Tuesday, June 8, 2010

What happened on the Camino?

Now comes the hard part: making sense of El Camino. That may take a lifetime. I suspect it may take a lifetime because it is actually quite simple. What may be a better exercise for me is to examine my own reactions to what happened on my journey. After all the camino is a personal voyage of discovery.

It is twelve days since my arrival in Santiago de Compostela. So much has happened since that time. I spent two days in that city, flew to London for four days before returning to Canada. I have been exposed once more to the stresses and strains of "normal" daily life, along with murder and mayhem, an oil spill of disastrously spectacular proportions, a pending G20 summit in my home town that threatens to bring the City to a standstill, and Justin Bieber is still the heartthrob for countless young teenage girls.

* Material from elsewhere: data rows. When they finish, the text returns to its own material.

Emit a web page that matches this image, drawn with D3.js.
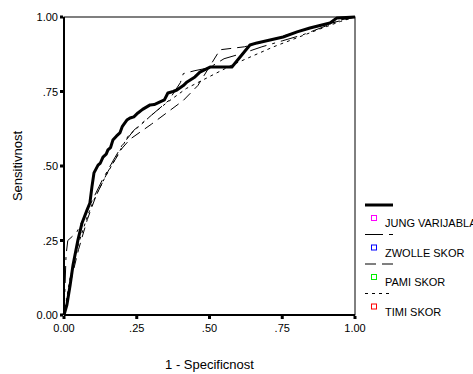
<!DOCTYPE html>
<html>
<head>
<meta charset="utf-8">
<script src="https://cdn.jsdelivr.net/npm/d3@7"></script>
<style>
  body { margin: 0; background: #fff; overflow: hidden; }
  text { font-family: "Liberation Sans", Arial, sans-serif; fill: #000; }
</style>
</head>
<body>
<svg id="chart" width="473" height="374"></svg>
<script>
// ROC curves: [1 - specificity, sensitivity]
const jungVar = [
  [0, 0], [0.01, 0.034], [0.021, 0.10], [0.031, 0.168], [0.048, 0.252], [0.062, 0.309],
  [0.079, 0.352], [0.089, 0.376], [0.096, 0.43], [0.103, 0.477], [0.117, 0.503],
  [0.125, 0.51], [0.134, 0.53], [0.145, 0.54], [0.151, 0.554], [0.16, 0.562],
  [0.168, 0.587], [0.18, 0.6], [0.192, 0.611], [0.2, 0.632], [0.216, 0.654],
  [0.227, 0.661], [0.24, 0.665], [0.254, 0.678], [0.27, 0.69], [0.296, 0.705],
  [0.31, 0.706], [0.33, 0.715], [0.345, 0.722], [0.357, 0.745], [0.375, 0.75],
  [0.388, 0.755], [0.41, 0.77], [0.423, 0.782], [0.45, 0.799], [0.467, 0.815],
  [0.502, 0.832], [0.577, 0.832], [0.639, 0.906], [0.663, 0.913], [0.708, 0.923],
  [0.753, 0.933], [0.801, 0.95], [0.845, 0.963], [0.914, 0.98], [0.938, 0.997], [1, 1]
];
const zwolleSkor = [
  [0, 0], [0.003, 0.08], [0.007, 0.2], [0.013, 0.25], [0.03, 0.265], [0.045, 0.28],
  [0.06, 0.31], [0.08, 0.35], [0.1, 0.39], [0.13, 0.45], [0.17, 0.52], [0.2, 0.57],
  [0.24, 0.62], [0.3, 0.67], [0.36, 0.72], [0.4, 0.78], [0.41, 0.81], [0.45, 0.82],
  [0.5, 0.83], [0.55, 0.86], [0.62, 0.88], [0.68, 0.9], [0.75, 0.92], [0.82, 0.94],
  [0.9, 0.97], [0.95, 0.99], [1, 1]
];
const pamiSkor = [
  [0, 0], [0.02, 0.1], [0.05, 0.22], [0.08, 0.32], [0.11, 0.4], [0.15, 0.48],
  [0.2, 0.56], [0.227, 0.59], [0.3, 0.64], [0.41, 0.72], [0.46, 0.77], [0.536, 0.89],
  [0.62, 0.9], [0.7, 0.92], [0.8, 0.95], [0.9, 0.975], [1, 1]
];
const timiSkor = [
  [0, 0], [0.02, 0.12], [0.05, 0.24], [0.08, 0.33], [0.1, 0.38], [0.14, 0.46],
  [0.18, 0.53], [0.22, 0.6], [0.3, 0.67], [0.35, 0.71], [0.42, 0.76], [0.5, 0.8],
  [0.58, 0.84], [0.65, 0.87], [0.72, 0.9], [0.8, 0.93], [0.88, 0.96], [0.95, 0.985], [1, 1]
];

const tickValues = [0, 0.25, 0.5, 0.75, 1];
const tickLabels = ["0.00", ".25", ".50", ".75", "1.00"];

const seriesInfo = [
  { name: "JUNG VARIJABLA", data: jungVar, width: 3, dash: null, keyDash: null, color: "#ff00ff" },
  { name: "ZWOLLE SKOR", data: zwolleSkor, width: 1, dash: "17,6,3,6", keyDash: "18,6,4,6", color: "#0000ff" },
  { name: "PAMI SKOR", data: pamiSkor, width: 1, dash: "10,6", keyDash: "11,6", color: "#00ee00" },
  { name: "TIMI SKOR", data: timiSkor, width: 1, dash: "3,4", keyDash: "3,4", color: "#ff0000" }
];

const svg = d3.select("#chart");
const margin = { left: 64, top: 17 };
const innerWidth = 291, innerHeight = 298;

const x = d3.scaleLinear().domain([0, 1]).range([margin.left, margin.left + innerWidth]);
const y = d3.scaleLinear().domain([0, 1]).range([margin.top + innerHeight, margin.top]);

// frame
svg.append("rect")
  .attr("x", x(0)).attr("y", y(1))
  .attr("width", innerWidth).attr("height", innerHeight)
  .attr("fill", "none").attr("stroke", "#000").attr("stroke-width", 1);

// thick left & bottom axis lines
svg.append("line").attr("x1", x(0)).attr("x2", x(0)).attr("y1", y(0)).attr("y2", y(1))
  .attr("stroke", "#000").attr("stroke-width", 2);
svg.append("line").attr("x1", x(0)).attr("x2", x(1)).attr("y1", y(0)).attr("y2", y(0))
  .attr("stroke", "#000").attr("stroke-width", 2);

// tick marks (small squares) and labels
svg.selectAll(".xtick").data(tickValues).join("rect")
  .attr("x", d => x(d) - 1.5).attr("y", y(0) + 1).attr("width", 3).attr("height", 3)
  .attr("fill", "#000");
svg.selectAll(".ytick").data(tickValues).join("rect")
  .attr("x", x(0) - 4).attr("y", d => y(d) - 1.5).attr("width", 3).attr("height", 3)
  .attr("fill", "#000");

svg.selectAll(".xlab").data(tickValues).join("text")
  .attr("x", d => x(d)).attr("y", y(0) + 17)
  .attr("text-anchor", "middle").attr("font-size", 11)
  .text((d, i) => tickLabels[i]);
svg.selectAll(".ylab").data(tickValues).join("text")
  .attr("x", x(0) - 6).attr("y", d => y(d) + 4)
  .attr("text-anchor", "end").attr("font-size", 11)
  .text((d, i) => tickLabels[i]);

// axis titles
svg.append("text")
  .attr("x", x(0.5)).attr("y", 369)
  .attr("text-anchor", "middle").attr("font-size", 13)
  .text("1 - Specificnost");
svg.append("text")
  .attr("transform", `translate(22,${y(0.5)}) rotate(-90)`)
  .attr("text-anchor", "middle").attr("font-size", 13)
  .text("Sensitivnost");

// curves
const line = d3.line().x(d => x(d[0])).y(d => y(d[1]));
svg.append("g").selectAll("path")
  .data(seriesInfo.slice().reverse())
  .join("path")
    .attr("d", d => line(d.data))
    .attr("fill", "none")
    .attr("stroke", "#000")
    .attr("stroke-width", d => d.width)
    .attr("stroke-dasharray", d => d.dash)
    .attr("stroke-linejoin", "round");

// legend
const legend = svg.append("g").attr("transform", "translate(365,205)");
const items = legend.selectAll("g").data(seriesInfo).join("g")
  .attr("transform", (d, i) => `translate(0,${i * 29.5})`);

items.append("line")
  .attr("x1", 0).attr("x2", 28).attr("y1", 0).attr("y2", 0)
  .attr("stroke", "#000")
  .attr("stroke-width", d => d.width)
  .attr("stroke-dasharray", d => d.keyDash);

items.append("rect")
  .attr("x", 6.5).attr("y", 10.5).attr("width", 5).attr("height", 5)
  .attr("fill", "none").attr("stroke", d => d.color).attr("stroke-width", 1);

items.append("text")
  .attr("x", 20).attr("y", 22)
  .attr("font-size", 11)
  .text(d => d.name);
</script>
</body>
</html>
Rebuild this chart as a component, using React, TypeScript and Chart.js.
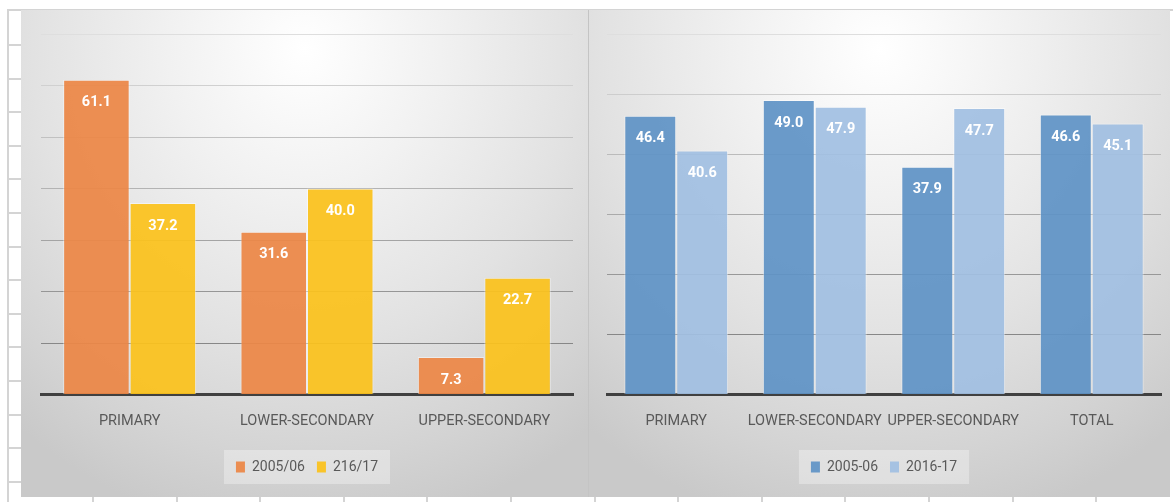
import React, { useEffect, useRef } from "react";
import { Chart, registerables } from "chart.js";

Chart.register(...registerables);

// ---------- data ----------
const leftCategories = ["PRIMARY", "LOWER-SECONDARY", "UPPER-SECONDARY"];
const leftSeries1 = [61.1, 31.6, 7.3];
const leftSeries2 = [37.2, 40.0, 22.7];
const leftSeriesNames = ["2005/06", "216/17"];
const leftYMax = 70;

const rightCategories = ["PRIMARY", "LOWER-SECONDARY", "UPPER-SECONDARY", "TOTAL"];
const rightSeries1 = [46.4, 49.0, 37.9, 46.6];
const rightSeries2 = [40.6, 47.9, 47.7, 45.1];
const rightSeriesNames = ["2005-06", "2016-17"];
const rightYMax = 60;

const yStep = 10;

// ---------- style ----------
const FONT = "Roboto, 'Liberation Sans', sans-serif";
const TEXT = "#595959";

const valueLabels = {
  id: "valueLabels",
  afterDatasetsDraw(chart: any) {
    const ctx = chart.ctx;
    ctx.save();
    ctx.fillStyle = "#ffffff";
    ctx.font = `bold 14.5px ${FONT}`;
    ctx.textAlign = "center";
    ctx.textBaseline = "middle";
    chart.data.datasets.forEach((ds: any, di: number) => {
      const meta = chart.getDatasetMeta(di);
      meta.data.forEach((el: any, i: number) => {
        const v = ds.data[i];
        ctx.fillText(Number(v).toFixed(1), el.x, el.y + 23);
      });
    });
    ctx.restore();
  },
};

const legendBg = {
  id: "legendBg",
  beforeDraw(chart: any) {
    const lg = chart.legend;
    if (!lg || !lg.legendHitBoxes || !lg.legendHitBoxes.length) return;
    let l = Infinity, r = -Infinity, t = Infinity, b = -Infinity;
    lg.legendHitBoxes.forEach((h: any) => {
      l = Math.min(l, h.left);
      r = Math.max(r, h.left + h.width);
      t = Math.min(t, h.top);
      b = Math.max(b, h.top + h.height);
    });
    const ctx = chart.ctx;
    ctx.save();
    ctx.fillStyle = "rgba(255,255,255,0.32)";
    ctx.fillRect(l - 12, t - 10, r - l + 24, b - t + 20);
    ctx.restore();
  },
};

function gridColorFor(yMax: number) {
  return (c: any) => {
    const v = c.tick ? c.tick.value : 0;
    const f = Math.min(1, Math.max(0, (v - yStep) / (yMax - yStep)));
    const g = Math.round(135 + f * 87);
    return `rgb(${g},${g},${g})`;
  };
}

function makeConfig(
  categories: string[],
  s1: number[],
  s2: number[],
  names: string[],
  c1: string,
  c2: string,
  yMax: number,
  padL: number,
  padR: number
): any {
  return {
    type: "bar",
    data: {
      labels: categories,
      datasets: [
        { label: names[0], data: s1, backgroundColor: c1, borderColor: "rgba(255,255,255,0.45)", borderWidth: 1 },
        { label: names[1], data: s2, backgroundColor: c2, borderColor: "rgba(255,255,255,0.45)", borderWidth: 1 },
      ],
    },
    options: {
      responsive: false,
      animation: false,
      layout: { padding: { left: padL, right: padR, top: 24, bottom: 13 } },
      datasets: { bar: { barPercentage: 1, categoryPercentage: 0.75 } },
      scales: {
        x: {
          grid: { display: false, drawTicks: false },
          border: { display: true, color: "#404040", width: 3 },
          ticks: { color: TEXT, font: { family: FONT, size: 14.5 }, padding: 18, maxRotation: 0, autoSkip: false },
        },
        y: {
          min: 0,
          max: yMax,
          ticks: { display: false, stepSize: yStep },
          grid: { color: gridColorFor(yMax), drawTicks: false, lineWidth: 1 },
          border: { display: false },
        },
      },
      plugins: {
        tooltip: { enabled: false },
        legend: {
          position: "bottom",
          labels: {
            color: TEXT,
            font: { family: FONT, size: 14 },
            boxWidth: 9,
            boxHeight: 11,
            padding: 12,
            generateLabels(chart: any) {
              const items = (Chart as any).defaults.plugins.legend.labels.generateLabels(chart);
              return items.map((it: any) => ({ ...it, lineWidth: 0, strokeStyle: "rgba(0,0,0,0)" }));
            },
          },
        },
      },
    },
    plugins: [valueLabels, legendBg],
  };
}

const panelBg =
  "radial-gradient(ellipse 80% 100% at 50% 8%, #ffffff 0%, #f1f1f1 30%, #e2e2e2 60%, #d3d3d3 85%, #c9c9c9 100%)";

function ChartPanel(props: { config: any; left: number; width: number }) {
  const ref = useRef<HTMLCanvasElement | null>(null);
  useEffect(() => {
    if (!ref.current) return;
    const chart = new Chart(ref.current, props.config);
    return () => chart.destroy();
  }, []);
  return (
    <div
      style={{
        position: "absolute",
        left: props.left,
        top: 10,
        width: props.width,
        height: 487,
        background: panelBg,
      }}
    >
      <canvas ref={ref} width={props.width} height={487} style={{ display: "block", width: props.width, height: 487 }} />
    </div>
  );
}

export default function App() {
  const leftCfg = makeConfig(
    leftCategories,
    leftSeries1,
    leftSeries2,
    leftSeriesNames,
    "rgba(236,134,70,0.93)",
    "rgba(251,194,28,0.93)",
    leftYMax,
    20,
    15
  );
  const rightCfg = makeConfig(
    rightCategories,
    rightSeries1,
    rightSeries2,
    rightSeriesNames,
    "rgba(94,147,198,0.92)",
    "rgba(161,191,226,0.92)",
    rightYMax,
    18,
    9
  );

  const rows: number[] = [];
  for (let y = 44; y < 502; y += 33.6) rows.push(Math.round(y));
  const cols: number[] = [];
  for (let x = 92; x < 1173; x += 83.6) cols.push(Math.round(x));

  return (
    <div style={{ position: "absolute", left: 0, top: 0, width: 1173, height: 502, overflow: "hidden", background: "#ffffff" }}>
      {/* spreadsheet decoration */}
      <div style={{ position: "absolute", left: 7, top: 9, width: 1166, height: 2, background: "#d4d4d4" }} />
      <div style={{ position: "absolute", left: 7, top: 9, width: 2, height: 493, background: "#d4d4d4" }} />
      {rows.map((y) => (
        <div key={"r" + y} style={{ position: "absolute", left: 7, top: y, width: 14, height: 2, background: "#d4d4d4" }} />
      ))}
      {cols.map((x) => (
        <div key={"c" + x} style={{ position: "absolute", left: x, top: 497, width: 2, height: 5, background: "#d4d4d4" }} />
      ))}
      <ChartPanel config={leftCfg} left={21} width={567} />
      <ChartPanel config={rightCfg} left={589} width={581} />
      <div style={{ position: "absolute", left: 588, top: 10, width: 1, height: 487, background: "#c4c4c4" }} />
    </div>
  );
}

Enroute to the airport on my way for the two hour flight to London, I passed other pilgrims making their entry into the City. Is there a look of joy or achievement as they wend their way towards the cathedral? Actually, they take on more the demeanor of automated Fritz Lang characters as in the movie Metropolis. They have a job to do, and that is walk. At this point there is no awkward news to detract from their path. Emotion will come later. Life lacks complication. At the same time, what we describe in the "real world" as ordinary takes on a almost surreal intensity.

More on this later,

1 comment:

  1. You are starting to get the PPB's - Post Pilgrimage Blues! You realise that 'real' life is easy but complicated whereas a pilgrims' life is difficult but uncomplicated.
    It gets worse as time goes by and eventually, the only thing to do is to take another long walk!
    Who knows, you might be following in your own footsteps a year or so from now.